WHAT YOU WILL DO:
Locate each line holding the string "chart" and copy it.

DATASET SECTION:
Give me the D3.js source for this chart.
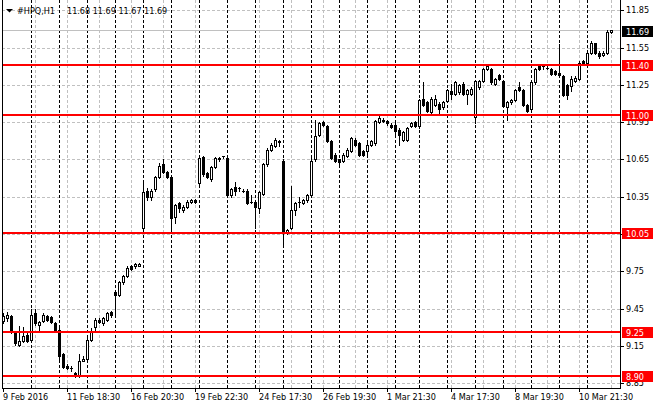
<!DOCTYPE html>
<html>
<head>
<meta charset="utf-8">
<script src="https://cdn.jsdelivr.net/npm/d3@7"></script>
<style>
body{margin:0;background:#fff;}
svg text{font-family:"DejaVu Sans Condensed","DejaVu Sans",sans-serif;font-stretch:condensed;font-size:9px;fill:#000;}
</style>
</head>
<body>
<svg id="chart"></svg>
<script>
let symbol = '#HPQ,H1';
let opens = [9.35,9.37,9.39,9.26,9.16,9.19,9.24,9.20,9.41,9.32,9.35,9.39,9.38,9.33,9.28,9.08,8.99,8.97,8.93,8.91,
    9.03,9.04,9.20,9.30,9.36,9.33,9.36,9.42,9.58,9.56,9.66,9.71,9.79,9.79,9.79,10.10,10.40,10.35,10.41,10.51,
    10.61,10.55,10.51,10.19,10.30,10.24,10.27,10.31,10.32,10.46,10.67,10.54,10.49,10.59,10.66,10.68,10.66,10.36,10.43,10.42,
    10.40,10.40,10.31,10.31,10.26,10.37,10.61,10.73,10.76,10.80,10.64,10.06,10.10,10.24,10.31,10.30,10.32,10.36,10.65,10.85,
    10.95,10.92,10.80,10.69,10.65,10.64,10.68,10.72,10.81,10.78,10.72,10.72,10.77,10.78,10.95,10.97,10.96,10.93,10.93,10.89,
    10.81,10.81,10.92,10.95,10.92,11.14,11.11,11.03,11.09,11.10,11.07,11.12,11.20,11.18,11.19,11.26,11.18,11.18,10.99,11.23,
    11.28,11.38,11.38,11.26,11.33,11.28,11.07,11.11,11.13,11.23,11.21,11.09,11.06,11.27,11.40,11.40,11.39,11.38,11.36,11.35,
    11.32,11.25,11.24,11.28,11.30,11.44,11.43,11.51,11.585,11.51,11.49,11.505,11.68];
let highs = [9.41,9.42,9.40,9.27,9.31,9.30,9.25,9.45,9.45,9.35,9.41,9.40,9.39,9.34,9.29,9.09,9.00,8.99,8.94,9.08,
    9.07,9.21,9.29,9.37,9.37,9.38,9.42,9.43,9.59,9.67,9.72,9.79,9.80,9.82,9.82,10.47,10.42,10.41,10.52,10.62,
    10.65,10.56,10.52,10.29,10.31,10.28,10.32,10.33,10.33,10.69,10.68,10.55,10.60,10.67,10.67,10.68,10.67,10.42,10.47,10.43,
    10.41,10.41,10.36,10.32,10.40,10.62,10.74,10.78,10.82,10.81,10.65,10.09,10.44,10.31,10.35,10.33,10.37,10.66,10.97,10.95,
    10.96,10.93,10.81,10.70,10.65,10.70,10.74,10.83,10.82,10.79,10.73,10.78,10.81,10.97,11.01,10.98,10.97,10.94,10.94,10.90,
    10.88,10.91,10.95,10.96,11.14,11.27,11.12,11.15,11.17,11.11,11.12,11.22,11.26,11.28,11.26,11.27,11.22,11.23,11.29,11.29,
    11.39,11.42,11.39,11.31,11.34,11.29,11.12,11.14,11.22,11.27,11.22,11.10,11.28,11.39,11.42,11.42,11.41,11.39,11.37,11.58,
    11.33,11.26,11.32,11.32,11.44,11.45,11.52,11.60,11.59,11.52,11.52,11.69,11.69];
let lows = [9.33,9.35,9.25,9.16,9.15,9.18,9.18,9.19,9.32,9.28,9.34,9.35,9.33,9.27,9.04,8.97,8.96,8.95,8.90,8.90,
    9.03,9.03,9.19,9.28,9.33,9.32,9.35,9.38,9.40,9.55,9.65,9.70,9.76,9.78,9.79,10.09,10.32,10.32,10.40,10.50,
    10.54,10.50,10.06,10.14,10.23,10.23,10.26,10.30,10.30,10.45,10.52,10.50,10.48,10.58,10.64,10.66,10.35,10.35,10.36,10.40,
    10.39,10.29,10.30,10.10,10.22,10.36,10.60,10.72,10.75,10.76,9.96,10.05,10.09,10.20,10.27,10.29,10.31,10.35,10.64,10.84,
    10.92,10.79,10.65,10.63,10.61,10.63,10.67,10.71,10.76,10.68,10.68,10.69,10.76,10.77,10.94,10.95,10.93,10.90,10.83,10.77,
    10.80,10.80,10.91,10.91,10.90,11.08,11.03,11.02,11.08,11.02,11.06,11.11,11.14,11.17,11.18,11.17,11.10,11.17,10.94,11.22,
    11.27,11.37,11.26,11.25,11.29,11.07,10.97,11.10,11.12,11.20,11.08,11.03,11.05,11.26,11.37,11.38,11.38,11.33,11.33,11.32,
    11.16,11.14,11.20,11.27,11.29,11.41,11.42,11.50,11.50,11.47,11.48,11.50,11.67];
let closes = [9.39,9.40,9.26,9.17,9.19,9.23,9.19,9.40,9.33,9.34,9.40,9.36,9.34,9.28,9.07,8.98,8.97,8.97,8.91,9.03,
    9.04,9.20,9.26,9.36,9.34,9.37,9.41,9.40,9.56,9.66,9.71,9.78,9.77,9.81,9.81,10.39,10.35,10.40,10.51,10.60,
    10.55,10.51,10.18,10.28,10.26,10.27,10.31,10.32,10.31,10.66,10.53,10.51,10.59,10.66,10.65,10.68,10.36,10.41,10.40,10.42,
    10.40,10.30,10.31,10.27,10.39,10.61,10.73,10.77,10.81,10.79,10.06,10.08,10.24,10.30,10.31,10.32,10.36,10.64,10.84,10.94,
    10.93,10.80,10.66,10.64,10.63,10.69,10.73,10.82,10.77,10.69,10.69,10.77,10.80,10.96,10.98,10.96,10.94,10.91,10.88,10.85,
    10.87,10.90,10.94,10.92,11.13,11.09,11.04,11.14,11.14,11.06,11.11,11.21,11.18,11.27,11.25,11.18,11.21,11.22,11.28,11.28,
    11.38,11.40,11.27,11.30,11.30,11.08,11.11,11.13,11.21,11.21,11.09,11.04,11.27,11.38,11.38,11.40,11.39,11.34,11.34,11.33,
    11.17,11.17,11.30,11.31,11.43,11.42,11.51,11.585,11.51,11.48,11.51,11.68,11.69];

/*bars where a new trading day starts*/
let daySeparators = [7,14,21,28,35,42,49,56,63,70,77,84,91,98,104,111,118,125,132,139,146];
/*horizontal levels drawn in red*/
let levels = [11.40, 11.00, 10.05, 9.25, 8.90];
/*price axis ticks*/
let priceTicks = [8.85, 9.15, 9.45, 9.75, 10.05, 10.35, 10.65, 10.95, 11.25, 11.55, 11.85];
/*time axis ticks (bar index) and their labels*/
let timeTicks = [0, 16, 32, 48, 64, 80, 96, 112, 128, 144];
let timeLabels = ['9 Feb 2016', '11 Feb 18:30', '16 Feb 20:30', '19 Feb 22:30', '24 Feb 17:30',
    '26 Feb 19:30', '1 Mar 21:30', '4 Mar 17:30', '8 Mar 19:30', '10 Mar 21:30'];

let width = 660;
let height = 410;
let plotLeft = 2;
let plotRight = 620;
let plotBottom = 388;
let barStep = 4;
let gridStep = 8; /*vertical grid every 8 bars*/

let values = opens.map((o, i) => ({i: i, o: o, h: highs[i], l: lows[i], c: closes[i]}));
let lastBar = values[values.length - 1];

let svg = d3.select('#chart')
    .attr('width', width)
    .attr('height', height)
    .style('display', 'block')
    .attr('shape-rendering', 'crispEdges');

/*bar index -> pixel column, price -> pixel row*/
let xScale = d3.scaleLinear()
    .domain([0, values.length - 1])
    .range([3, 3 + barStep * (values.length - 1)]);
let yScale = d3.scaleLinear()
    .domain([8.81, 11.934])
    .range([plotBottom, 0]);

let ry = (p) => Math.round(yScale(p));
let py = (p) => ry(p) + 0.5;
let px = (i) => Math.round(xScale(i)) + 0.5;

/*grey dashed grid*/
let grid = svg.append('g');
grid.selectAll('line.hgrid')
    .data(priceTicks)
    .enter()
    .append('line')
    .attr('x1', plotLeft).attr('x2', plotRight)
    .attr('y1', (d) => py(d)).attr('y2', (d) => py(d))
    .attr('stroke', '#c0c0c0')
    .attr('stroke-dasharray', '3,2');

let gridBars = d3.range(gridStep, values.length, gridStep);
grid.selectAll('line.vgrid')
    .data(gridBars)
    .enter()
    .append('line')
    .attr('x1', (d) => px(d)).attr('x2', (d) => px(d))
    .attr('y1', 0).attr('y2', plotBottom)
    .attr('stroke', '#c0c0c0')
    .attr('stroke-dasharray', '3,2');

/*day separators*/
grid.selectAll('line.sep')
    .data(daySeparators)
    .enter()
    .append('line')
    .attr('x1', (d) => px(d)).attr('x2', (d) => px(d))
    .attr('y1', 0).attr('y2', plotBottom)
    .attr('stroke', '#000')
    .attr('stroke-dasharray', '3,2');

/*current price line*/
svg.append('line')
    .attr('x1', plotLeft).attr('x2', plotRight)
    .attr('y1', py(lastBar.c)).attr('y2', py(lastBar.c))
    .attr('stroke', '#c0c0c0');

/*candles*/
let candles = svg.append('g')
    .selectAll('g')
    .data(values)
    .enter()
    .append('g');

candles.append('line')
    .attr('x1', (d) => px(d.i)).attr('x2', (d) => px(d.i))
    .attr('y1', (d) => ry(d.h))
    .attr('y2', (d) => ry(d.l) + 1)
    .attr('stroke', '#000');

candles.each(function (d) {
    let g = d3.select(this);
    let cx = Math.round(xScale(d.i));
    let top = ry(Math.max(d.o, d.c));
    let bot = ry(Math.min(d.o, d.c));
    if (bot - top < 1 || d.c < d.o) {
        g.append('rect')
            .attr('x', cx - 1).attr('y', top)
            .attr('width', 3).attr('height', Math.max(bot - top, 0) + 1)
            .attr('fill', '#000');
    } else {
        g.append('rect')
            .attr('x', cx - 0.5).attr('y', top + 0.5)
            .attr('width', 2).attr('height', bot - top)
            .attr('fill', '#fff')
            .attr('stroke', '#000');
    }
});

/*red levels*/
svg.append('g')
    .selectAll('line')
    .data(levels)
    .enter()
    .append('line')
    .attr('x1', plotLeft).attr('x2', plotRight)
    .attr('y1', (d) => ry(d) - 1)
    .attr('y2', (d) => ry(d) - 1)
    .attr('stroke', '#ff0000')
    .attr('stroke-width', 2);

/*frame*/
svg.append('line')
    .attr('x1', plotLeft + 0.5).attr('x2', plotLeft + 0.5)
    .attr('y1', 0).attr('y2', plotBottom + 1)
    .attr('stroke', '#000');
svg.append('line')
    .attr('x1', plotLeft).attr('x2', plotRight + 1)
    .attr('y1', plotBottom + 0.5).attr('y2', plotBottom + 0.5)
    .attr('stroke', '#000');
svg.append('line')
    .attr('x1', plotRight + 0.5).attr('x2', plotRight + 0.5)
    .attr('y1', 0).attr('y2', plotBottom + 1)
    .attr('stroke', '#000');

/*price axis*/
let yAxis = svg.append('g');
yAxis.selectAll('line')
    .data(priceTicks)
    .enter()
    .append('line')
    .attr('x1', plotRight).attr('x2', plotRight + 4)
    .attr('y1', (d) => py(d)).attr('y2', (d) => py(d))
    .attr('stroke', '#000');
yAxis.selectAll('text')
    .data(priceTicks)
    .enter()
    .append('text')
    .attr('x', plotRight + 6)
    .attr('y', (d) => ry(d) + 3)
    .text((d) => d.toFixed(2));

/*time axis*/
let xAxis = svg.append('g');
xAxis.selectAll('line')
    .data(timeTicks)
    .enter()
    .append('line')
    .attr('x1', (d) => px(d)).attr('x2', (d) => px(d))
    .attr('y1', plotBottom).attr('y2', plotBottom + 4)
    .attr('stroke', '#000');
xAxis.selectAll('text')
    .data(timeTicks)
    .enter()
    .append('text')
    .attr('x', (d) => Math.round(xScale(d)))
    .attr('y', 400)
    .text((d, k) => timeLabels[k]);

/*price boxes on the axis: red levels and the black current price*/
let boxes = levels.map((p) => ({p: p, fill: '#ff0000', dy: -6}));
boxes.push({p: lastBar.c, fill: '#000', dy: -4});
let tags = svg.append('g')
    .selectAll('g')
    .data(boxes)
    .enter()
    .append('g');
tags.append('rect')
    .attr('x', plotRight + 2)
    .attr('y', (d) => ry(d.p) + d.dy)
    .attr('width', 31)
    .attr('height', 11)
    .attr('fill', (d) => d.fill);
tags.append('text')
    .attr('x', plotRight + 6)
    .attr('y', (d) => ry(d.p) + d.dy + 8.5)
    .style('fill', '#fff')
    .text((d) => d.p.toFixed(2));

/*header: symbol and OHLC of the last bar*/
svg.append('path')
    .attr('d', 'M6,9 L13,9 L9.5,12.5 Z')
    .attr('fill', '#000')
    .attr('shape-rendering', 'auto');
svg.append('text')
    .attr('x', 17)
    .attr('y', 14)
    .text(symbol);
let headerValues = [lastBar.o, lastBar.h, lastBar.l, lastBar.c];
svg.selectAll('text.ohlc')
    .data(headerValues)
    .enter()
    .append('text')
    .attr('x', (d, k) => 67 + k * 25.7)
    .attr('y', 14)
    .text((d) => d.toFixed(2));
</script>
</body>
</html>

EXERCISE ANSWER:
Give me the D3.js source for this chart.
<svg id="chart"></svg>
let svg = d3.select('#chart')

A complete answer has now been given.